Texas officials are warning health care providers to stop sending abortion pills into the state or risk fines and prosecution, as Attorney General Ken Paxton seeks to halt the flow of medicine that’s circumventing local restrictions.
Prosecutors wrote to three providers last week, including a California doctor and a Delaware women’s health clinic, citing evidence that they had sent the drugs that can end a pregnancy to women in Texas. They could be fined $100,000 for every violation of the state’s anti-abortion laws, according to the letters dated Aug. 14 that were shared with reporters in an email from Paxton’s office.
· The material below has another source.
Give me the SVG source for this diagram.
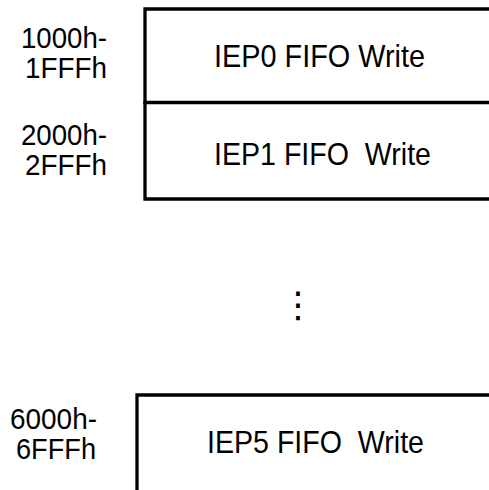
<svg xmlns="http://www.w3.org/2000/svg" width="489" height="490" viewBox="0 0 489 490">
<style>
.ln{stroke:#000;stroke-width:3.3;fill:none;stroke-linecap:square}
.lbl{font-family:"Liberation Sans",Arial,sans-serif;font-size:30px;fill:#000;text-anchor:end}
.main{font-family:"Liberation Sans",Arial,sans-serif;font-size:32px;fill:#000;white-space:pre}
</style>
<rect width="489" height="490" fill="#fff"/>
<g id="connectors"></g>
<g id="iep0">
<path class="ln" d="M489,9 H145 V102.5 H489"/>
<text class="main" x="214" y="66.5" textLength="211" lengthAdjust="spacingAndGlyphs">IEP0 FIFO Write</text>
<text class="lbl" x="107" y="48" textLength="86" lengthAdjust="spacingAndGlyphs">1000h-</text>
<text class="lbl" x="107" y="78" textLength="82" lengthAdjust="spacingAndGlyphs">1FFFh</text>
</g>
<g id="iep1">
<path class="ln" d="M145,102.5 V199 H489"/>
<text class="main" x="214" y="164.5" textLength="217" lengthAdjust="spacingAndGlyphs">IEP1 FIFO  Write</text>
<text class="lbl" x="107" y="145" textLength="86" lengthAdjust="spacingAndGlyphs">2000h-</text>
<text class="lbl" x="107" y="175" textLength="82" lengthAdjust="spacingAndGlyphs">2FFFh</text>
</g>
<g id="ellipsis">
<text x="298" y="317" font-family="DejaVu Sans, sans-serif" font-size="36" text-anchor="middle">⋮</text>
</g>
<g id="iep5">
<path class="ln" d="M137,492 V395 H489"/>
<text class="main" x="207" y="452.5" textLength="217" lengthAdjust="spacingAndGlyphs">IEP5 FIFO  Write</text>
<text class="lbl" x="97" y="429" textLength="87" lengthAdjust="spacingAndGlyphs">6000h-</text>
<text class="lbl" x="96" y="459" textLength="80" lengthAdjust="spacingAndGlyphs">6FFFh</text>
</g>
</svg>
“If you refuse to comply, a formal investigation will be initiated, and the Attorney General may bring a lawsuit against you,” prosecutors told Debra Lynch, a nurse practitioner in Delaware and the founder of the women’s health clinic Her Safe Harbor.
Lynch, who has been the subject of media profiles in which she described sending pills to Texas, said she had legal representation and wasn’t worried about the warning.
“I don’t have room to be scared because women are literally dying,” she said in an interview, adding that the group previously received similar warnings from Louisiana and other states with abortion bans.
Abortion opponents are trying to whittle down sources for the pill mifepristone any way they can. Lawmakers in states across the country have introduced bills to classify it as a controlled substance and limit telehealth access. In 2025 legislative sessions, 32 bills to ban medication abortion and 38 bills limiting access were introduced, the most since Roe v. Wade was overturned in 2022, according to a tracker from the nonprofit research group Guttmacher Institute.
After pressure from religious groups, the big box retailer Costco Wholesale Corp. last week announced it would stop selling abortion pills, even in states where the procedure is legal. The company didn’t comment on the groups’ campaign but said that it hadn’t seen consumer demand for the medicine.
The Texas prosecutors cited evidence gathered from news reports or lawsuits when claiming the providers sent pills into the state. In a letter to California doctor Rémy Coeytaux, they referenced a civil lawsuit filed in July by a man who accused his girlfriend of violating state laws by using abortion pills to end two pregnancies. The lawsuit cited a Venmo receipt for the purchase of the pills from Coeytaux.
“You have been named in a recently filed lawsuit as having shipped abortion pills into the State of Texas,” prosecutors wrote to Coeytaux. He didn’t respond to a request for comment.
Lynch said the legal threats prompted her to urge women seeking mifepristone to do everything they could to avoid leaving a digital trail when purchasing the medication. She recommended ordering it over the phone rather than using the Internet.
She also sought to reassure women that the letter didn’t mean they would be arrested for purchasing the pills. Women aren’t prosecuted for having an abortion in the state, which targets abortion providers. Lynch said her clinic wouldn’t stop sending the pills to anyone who needed them, no matter where they were located.
“We will always provide safe access to abortion medications — right up until the last one of our providers is taking their last dying breath,” she said.